¿El último Bolt?
Leí el otro día un magnífico artículo de Juan Tallón en el que describía con exactitud las consecuencias que en nuestros hábitos producen los Juegos Olímpicos. En efecto, durante quince días nos convertimos en consumidores compulsivos de todos los deportes incluidos en la parrilla olímpica, muchos de los cuales solo vemos cada cuatro años. Examinamos con intensidad si el saltador salpica mucho o poco al entrar en el agua desde el trampolín de diez metros para adivinar su nota. Reparamos en que el rugby a siete no solo divide el número de jugadores en relación con su hermano mayor, el rugby a quince, sino que, con una cierta lógica, lo hace también con la duración de los partidos. Nos reencontramos por cuarta vez con Juanito, He Zhi Wen, que a sus 54 años nos sigue representando en tenis de mesa.
Nuestras pautas de comportamiento televisivo también se ven afectadas en lo que se refiere a los deportes a los que sí somos aficionados. Y nos sorprendemos viendo, por ejemplo, las series clasificatorias de los 100 metros lisos, algo que nunca haríamos en una competición normal, ni siquiera en unos Campeonatos del Mundo. Debo confesar que en mi caso al trastorno provocado por los Juegos se añade un interés personal: busco, y con frecuencia encuentro, a algún participante de un país exótico que no consiga bajar de los 11 segundos para poder pensar “a ese le habría ganado yo”.
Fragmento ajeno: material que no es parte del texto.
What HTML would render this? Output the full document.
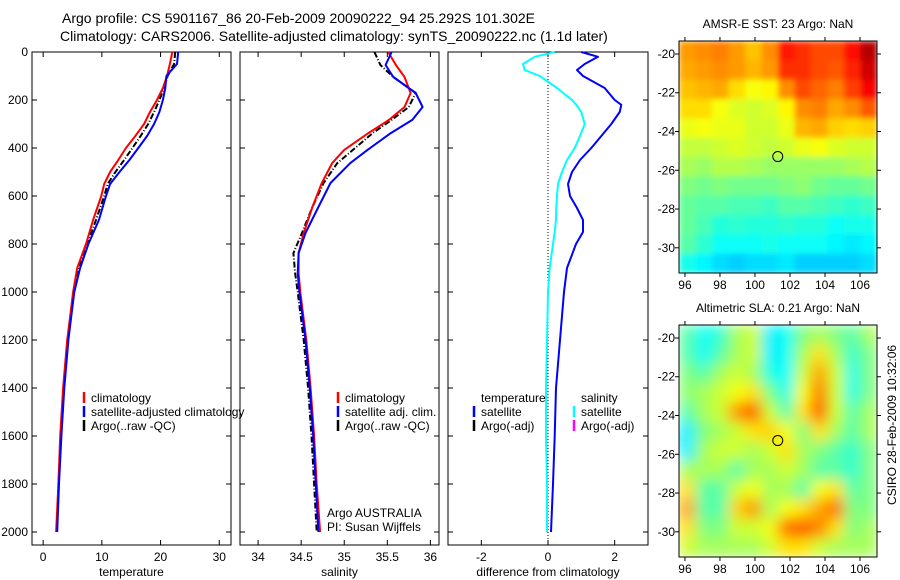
<!DOCTYPE html>
<html><head><meta charset="utf-8">
<style>
body{margin:0;background:#fff;}
svg{display:block;font-family:"Liberation Sans",Arial,sans-serif;}
text{font-size:12px;fill:#000;}
</style></head>
<body>
<svg id="fig" width="900" height="580" viewBox="0 0 900 580" xmlns="http://www.w3.org/2000/svg">
<defs>
<filter id="blurSla" x="0" y="0" width="1" height="1"><feGaussianBlur stdDeviation="7" edgeMode="duplicate"/></filter>
<filter id="blurSst" x="0" y="0" width="1" height="1"><feGaussianBlur stdDeviation="3" edgeMode="duplicate"/></filter>
<clipPath id="clipSst"><rect x="679" y="41" width="198" height="232"/></clipPath>
<clipPath id="clipSla"><rect x="679" y="325" width="198" height="232"/></clipPath>
</defs>
<text x="62" y="23" style="font-size:14px">Argo profile: CS 5901167_86 20-Feb-2009 20090222_94 25.292S 101.302E</text>
<text x="60" y="41" style="font-size:14px">Climatology: CARS2006. Satellite-adjusted climatology: synTS_20090222.nc (1.1d later)</text>
<text transform="translate(896,425) rotate(-90)" text-anchor="middle">CSIRO 28-Feb-2009 10:32:06</text>
</svg>
<script>
// ---------- data ----------
const depthT = [0,50,100,150,200,250,300,350,400,450,500,550,600,700,800,900,1000,1100,1200,1400,1600,1800,2000];
const tempClim = [22.0,21.6,21.1,20.4,19.4,18.2,17.2,15.7,14.1,12.8,11.4,10.4,9.9,8.5,7.3,5.8,5.1,4.6,4.1,3.4,2.9,2.6,2.2];
const tempSat = [23.0,22.8,21.0,20.8,20.4,19.8,18.9,17.7,16.2,14.7,13.0,11.4,10.7,9.5,7.7,6.3,5.3,4.8,4.3,3.6,3.1,2.7,2.4];
const tempArgo = [22.5,22.3,21.2,20.6,19.8,18.9,17.9,16.6,15.2,13.8,12.3,11.0,10.4,9.0,7.5,6.0,5.2,4.7,4.2,3.5,3.0,2.6,2.3];

const depthS = [0,54,104,171,229,283,338,408,463,546,646,754,838,921,1000,1200,1400,1600,1800,2000];
const salClim = [35.51,35.60,35.70,35.77,35.70,35.52,35.28,35.0,34.86,34.74,34.63,34.53,34.47,34.47,34.49,34.56,34.61,34.65,34.68,34.72];
const salSat = [35.55,35.48,35.57,35.83,35.91,35.79,35.54,35.27,35.07,34.84,34.70,34.55,34.47,34.46,34.48,34.55,34.60,34.64,34.67,34.70];
const salArgo = [35.35,35.42,35.57,35.83,35.75,35.55,35.33,35.10,34.92,34.76,34.63,34.51,34.41,34.43,34.46,34.53,34.58,34.62,34.65,34.68];

const depthD = [0,20,50,75,100,150,200,220,250,300,350,400,450,500,550,600,650,700,750,800,900,1000,1200,1400,1600,1800,2000];
const diffTempSat = [1.0,1.5,1.1,0.87,1.05,1.7,2.0,2.2,2.15,1.9,1.6,1.3,0.96,0.72,0.6,0.66,0.87,1.05,1.05,0.84,0.57,0.48,0.36,0.24,0.2,0.15,0.09];
const diffSalSat = [0.2,-0.4,-0.75,-0.7,-0.25,0.27,0.72,0.85,1.0,1.1,0.96,0.8,0.57,0.42,0.3,0.27,0.25,0.24,0.2,0.15,0.05,0.0,-0.03,-0.06,-0.06,-0.03,-0.03];

const depthTicks = [0,200,400,600,800,1000,1200,1400,1600,1800,2000];
const tempTicks = [0,10,20,30];
const salTicks = [34,34.5,35,35.5,36];
const diffTicks = [-2,0,2];
const lonTicks = [96,98,100,102,104,106];
const latTicks = [-20,-22,-24,-26,-28,-30];

const sst = [
[24.3,24.4,24.5,24.3,24.0,24.4,25.3,25.1,24.9,24.9,25.4,26.0],
[24.2,24.3,24.4,24.3,24.1,24.3,25.1,25.1,24.9,24.8,25.2,25.8],
[24.0,24.1,24.2,23.8,23.5,23.6,24.4,24.9,24.7,24.5,25.0,25.5],
[23.8,23.8,23.5,23.3,23.2,23.3,23.6,24.4,24.5,24.2,24.4,24.8],
[23.4,23.5,23.4,23.4,23.2,23.2,23.4,24.1,24.2,23.9,23.8,23.9],
[23.1,23.1,23.2,23.3,23.2,23.1,23.2,23.4,23.5,23.3,23.2,23.2],
[22.9,22.8,23.0,23.0,22.9,22.8,22.8,22.8,22.8,22.8,22.9,23.0],
[22.6,22.5,22.6,22.5,22.5,22.5,22.6,22.7,22.5,22.4,22.4,22.5],
[22.4,22.3,22.3,22.2,22.2,22.1,22.3,22.3,22.2,22.1,22.0,22.1],
[22.4,22.2,21.9,22.0,21.9,21.9,22.0,21.9,21.9,21.7,21.8,21.8],
[22.3,22.0,21.7,21.7,21.7,21.8,21.7,21.7,21.7,21.6,21.5,21.6],
[21.8,21.6,21.4,21.3,21.4,21.4,21.5,21.3,21.3,21.3,21.3,21.4]];
const sla = [
[0.05,-0.05,0.0,0.15,0.2,-0.08,-0.05,0.1,0.15,0.1,0.05,0.15],
[0.05,-0.05,0.05,0.15,0.2,-0.08,-0.05,0.15,0.3,0.15,0.0,0.1],
[0.1,0.05,0.15,0.2,0.15,-0.03,-0.06,0.2,0.38,0.2,-0.03,0.1],
[0.12,0.15,0.2,0.25,0.3,0.1,-0.03,0.25,0.44,0.2,-0.03,0.1],
[0.05,0.15,0.2,0.4,0.48,0.2,0.05,0.3,0.48,0.2,0.05,0.15],
[-0.08,0.1,0.15,0.2,0.3,0.32,0.25,0.1,0.3,0.15,0.05,0.15],
[-0.08,0.15,0.2,0.2,0.15,0.2,0.3,0.15,0.1,0.05,0.0,0.1],
[0.15,0.15,0.15,0.05,0.15,0.15,0.2,0.15,0.05,0.05,0.0,0.1],
[0.3,0.05,0.05,0.2,0.25,0.15,0.15,0.05,0.25,0.3,0.05,0.1],
[0.38,0.05,0.05,0.32,0.4,0.15,0.25,0.3,0.38,0.45,0.1,0.1],
[0.3,0.1,0.1,0.2,0.2,0.25,0.45,0.48,0.42,0.3,0.1,0.15],
[0.2,0.15,0.15,0.15,0.15,0.2,0.3,0.3,0.2,0.15,0.15,0.15]];
const argoLon = 101.302, argoLat = -25.292;

// ---------- helpers ----------
const NS = "http://www.w3.org/2000/svg";
const svg = document.getElementById('fig');
function mk(tag, attrs, parent){
  const e = document.createElementNS(NS, tag);
  for (const k in attrs) e.setAttribute(k, attrs[k]);
  (parent||svg).appendChild(e);
  return e;
}
function jet(v){
  v = Math.max(0, Math.min(1, v));
  const r = Math.max(0, Math.min(1, 1.5 - Math.abs(4*v - 3)));
  const g = Math.max(0, Math.min(1, 1.5 - Math.abs(4*v - 2)));
  const b = Math.max(0, Math.min(1, 1.5 - Math.abs(4*v - 1)));
  return `rgb(${Math.round(r*255)},${Math.round(g*255)},${Math.round(b*255)})`;
}

const PT = 52, PB = 545, D0 = 52, DK = 0.24;
const yD = d => D0 + d*DK;

function panel(name, x0, x1, vmin, vmax, ticks, xlabel, showY){
  const xs = v => x0 + (v - vmin)/(vmax - vmin)*(x1 - x0);
  const g = mk('g', {});
  
  
  const box = mk('rect', {x:x0, y:PT, width:x1-x0, height:PB-PT, fill:'none', stroke:'#000', 'stroke-width':1}, g);
  
  
  ticks.forEach(t => {
    const x = xs(t);
    mk('line', {x1:x, x2:x, y1:PB, y2:PB-5, stroke:'#000'}, g);
    mk('line', {x1:x, x2:x, y1:PT, y2:PT+5, stroke:'#000'}, g);
    const lb = mk('text', {x:x, y:PB+16, 'text-anchor':'middle'}, g);
    lb.textContent = String(t);
    
    
  });
  depthTicks.forEach(d => {
    const y = yD(d);
    mk('line', {x1:x0, x2:x0+5, y1:y, y2:y, stroke:'#000'}, g);
    mk('line', {x1:x1, x2:x1-5, y1:y, y2:y, stroke:'#000'}, g);
    if (showY){
      const lb = mk('text', {x:x0-4, y:y+4, 'text-anchor':'end'}, g);
      lb.textContent = String(d);
      
      
    }
  });
  const xl = mk('text', {x:(x0+x1)/2, y:PB+31, 'text-anchor':'middle'}, g);
  xl.textContent = xlabel;
  
  
  return {g, xs};
}
function line(p, name, depths, vals, color, width, dash){
  const pts = depths.map((d,i) => p.xs(vals[i]).toFixed(1) + ',' + yD(d).toFixed(1)).join(' ');
  const a = {points:pts, fill:'none', stroke:color, 'stroke-width':width, 'stroke-linejoin':'round'};
  if (dash) a['stroke-dasharray'] = dash;
  const e = mk('polyline', a, p.g);
  
  
}
function legend(p, name, x, y, items){
  const g = mk('g', {}, p.g);
  
  
  items.forEach((it, i) => {
    const yy = y + i*14;
    if (it.c) mk('line', {x1:x, x2:x, y1:yy-10, y2:yy+1, stroke:it.c, 'stroke-width':2.5}, g);
    const t = mk('text', {x:x+7, y:yy}, g);
    t.textContent = it.t;
    
    
  });
}

// ---------- temperature panel ----------
const p1 = panel('temperature-panel', 32, 231, -1.9, 32, tempTicks, 'temperature', true);
line(p1, 'temp-argo-line', depthT, tempArgo, '#000', 2, '6,2,1,2');
line(p1, 'temp-climatology-line', depthT, tempClim, '#f00', 2);
line(p1, 'temp-satellite-line', depthT, tempSat, '#00f', 2);
legend(p1, 'temp-legend', 84, 402, [{c:'#f00',t:'climatology'},{c:'#00f',t:'satellite-adjusted climatology'},{c:'#000',t:'Argo(..raw -QC)'}]);

// ---------- salinity panel ----------
const p2 = panel('salinity-panel', 240, 439, 33.79, 36.1, salTicks, 'salinity', false);
line(p2, 'sal-argo-line', depthS, salArgo, '#000', 2, '6,2,1,2');
line(p2, 'sal-climatology-line', depthS, salClim, '#f00', 2);
line(p2, 'sal-satellite-line', depthS, salSat, '#00f', 2);
legend(p2, 'sal-legend', 338, 402, [{c:'#f00',t:'climatology'},{c:'#00f',t:'satellite adj. clim.'},{c:'#000',t:'Argo(..raw -QC)'}]);
const pi1 = mk('text', {x:327, y:517}, p2.g); pi1.textContent = 'Argo AUSTRALIA';


const pi2 = mk('text', {x:327, y:531}, p2.g); pi2.textContent = 'PI: Susan Wijffels';



// ---------- difference panel ----------
const p3 = panel('difference-panel', 448, 648, -3.0, 3.0, diffTicks, 'difference from climatology', false);
const zl = mk('line', {x1:p3.xs(0), x2:p3.xs(0), y1:PT, y2:PB, stroke:'#000', 'stroke-dasharray':'1,2'}, p3.g);


line(p3, 'diff-salinity-satellite-line', depthD, diffSalSat, '#0ff', 2);
line(p3, 'diff-temperature-satellite-line', depthD, diffTempSat, '#00f', 2);
legend(p3, 'diff-temp-legend', 474, 402, [{t:'temperature'},{c:'#00f',t:'satellite'},{c:'#000',t:'Argo(-adj)'}]);
legend(p3, 'diff-sal-legend', 574, 402, [{t:'salinity'},{c:'#0ff',t:'satellite'},{c:'#f0f',t:'Argo(-adj)'}]);

// ---------- maps ----------
const LON0 = 95.66, LON1 = 106.97, LAT0 = -19.33, LAT1 = -31.3;
function mapPanel(name, top, title, grid, cmin, cmax, filt, clip){
  const x0 = 679, x1 = 877, y0 = top, y1 = top + 232;
  const xs = lon => x0 + (lon - LON0)/(LON1 - LON0)*(x1 - x0);
  const ys = lat => y0 + (lat - LAT0)/(LAT1 - LAT0)*(y1 - y0);
  const g = mk('g', {});
  
  
  const img = mk('g', {'clip-path':'url(#' + clip + ')'}, g);
  const inner = mk('g', {filter:'url(#' + filt + ')'}, img);
  const nr = grid.length, nc = grid[0].length;
  const dLon = (LON1 - LON0)/nc, dLat = (LAT1 - LAT0)/nr;
  grid.forEach((row, r) => row.forEach((v, c) => {
    const cx = xs(LON0 + c*dLon), cy = ys(LAT0 + r*dLat);
    const cell = mk('rect', {x:cx.toFixed(1), y:cy.toFixed(1), width:(xs(LON0+(c+1)*dLon)-cx+0.6).toFixed(1), height:(ys(LAT0+(r+1)*dLat)-cy+0.6).toFixed(1), fill:jet((v - cmin)/(cmax - cmin))}, inner);
    
    
  }));
  mk('rect', {x:x0, y:y0, width:x1-x0, height:y1-y0, fill:'none', stroke:'#000'}, g);
  lonTicks.forEach(l => {
    const x = xs(l);
    mk('line', {x1:x, x2:x, y1:y0, y2:y0-4, stroke:'#000'}, g);
    mk('line', {x1:x, x2:x, y1:y1, y2:y1+4, stroke:'#000'}, g);
    const t = mk('text', {x:x, y:y1+16, 'text-anchor':'middle'}, g);
    t.textContent = String(l);
    
    
  });
  latTicks.forEach(l => {
    const y = ys(l);
    mk('line', {x1:x0, x2:x0-4, y1:y, y2:y, stroke:'#000'}, g);
    mk('line', {x1:x1, x2:x1+4, y1:y, y2:y, stroke:'#000'}, g);
    const t = mk('text', {x:x0-4, y:y+4, 'text-anchor':'end'}, g);
    t.textContent = String(l);
    
    
  });
  const ti = mk('text', {x:(x0+x1)/2, y:y0-13, 'text-anchor':'middle'}, g);
  ti.textContent = title;
  
  
  const mk1 = mk('circle', {cx:xs(argoLon), cy:ys(argoLat), r:5, fill:'none', stroke:'#000'}, g);
  
  
}
mapPanel('sst-map', 41, 'AMSR-E SST: 23 Argo: NaN', sst, 18.8, 26.4, 'blurSst', 'clipSst');
mapPanel('sla-map', 325, 'Altimetric SLA: 0.21 Argo: NaN', sla, -0.55, 0.75, 'blurSla', 'clipSla');
</script>
</body></html>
Esa inmersión en el mundo de la velocidad no nos permite predecir, sin embargo, el resultado de la final. Una carrera de 100 metros depende de tantas cosas que muchas veces los mejores en las previas no resultan ser los vencedores. Una mala salida o, lo que es más frecuente y menos visible, un agarrotamiento prematuro, fruto de la tensión que conlleva una final olímpica, puede dar al traste con cualquier predicción. Salvo que corra Usain Bolt. Es verdad que en los Campeonatos del Mundo de Daegu se escapó clamorosamente y fue descalificado. No corrió, por tanto. Pero cuando lo ha hecho le hemos visto ganar siempre, quedándose en los tacos o incluso tropezando en la salida como en la semifinal de los Campeonatos del Mundo de Tokio que acabó ganando con 9,96 s. Ayer lo volvió a hacer. Da igual que sus isquiotibiales, esos músculos a los que aluden con fruición los comentaristas de televisión y que antes se conocían como “la parte de atrás del muslo”, se quejaran hace muy pocos meses o que no sea suyo el mejor registro del año, Bolt ha vuelto a ganar. Las fotos de los últimos metros de la final dan cuenta de su apabullante superioridad: detrás de un Bolt majestuoso, relajado y mirando al marcador aparecen el resto de los componentes de la final tirándose desesperadamente en busca de la línea de llegada. Es, sin ninguna duda, el mejor velocista de todos los tiempos. Con un atractivo mediático desconocido en el mundo del atletismo, que es capaz de eclipsar una marca espectacular como la conseguida por el sudafricano Van Niekerk, 43,03 s en los 400 metros, tan solo unos minutos antes de la final del hectómetro. En estos días va camino de dejarnos un récord de victorias impresionante: nueve medallas de oro en tres Juegos Olímpicos consecutivos. En 100, en los 200 y en el relevo 4 x 100.
Nunca pude pensar después de contemplar los récords de Marita Koch o de Jarmila Kratochvilova que pasaría toda mi vida sin verlos caer. Claro que tampoco podía imaginar lo que una buena ayuda farmacológica podía llegar a suponer. Ahora es distinto. De manera natural, Usain Bolt, está a punto de establecer un récord atlético tan extraordinario que, según la esperanza de vida media en España, no veré superar. Y por eso, su gran victoria me dejó la otra noche un regusto amargo.
Alfredo Pérez Rubalcaba fue atleta y corrió el 100 en 10,9s.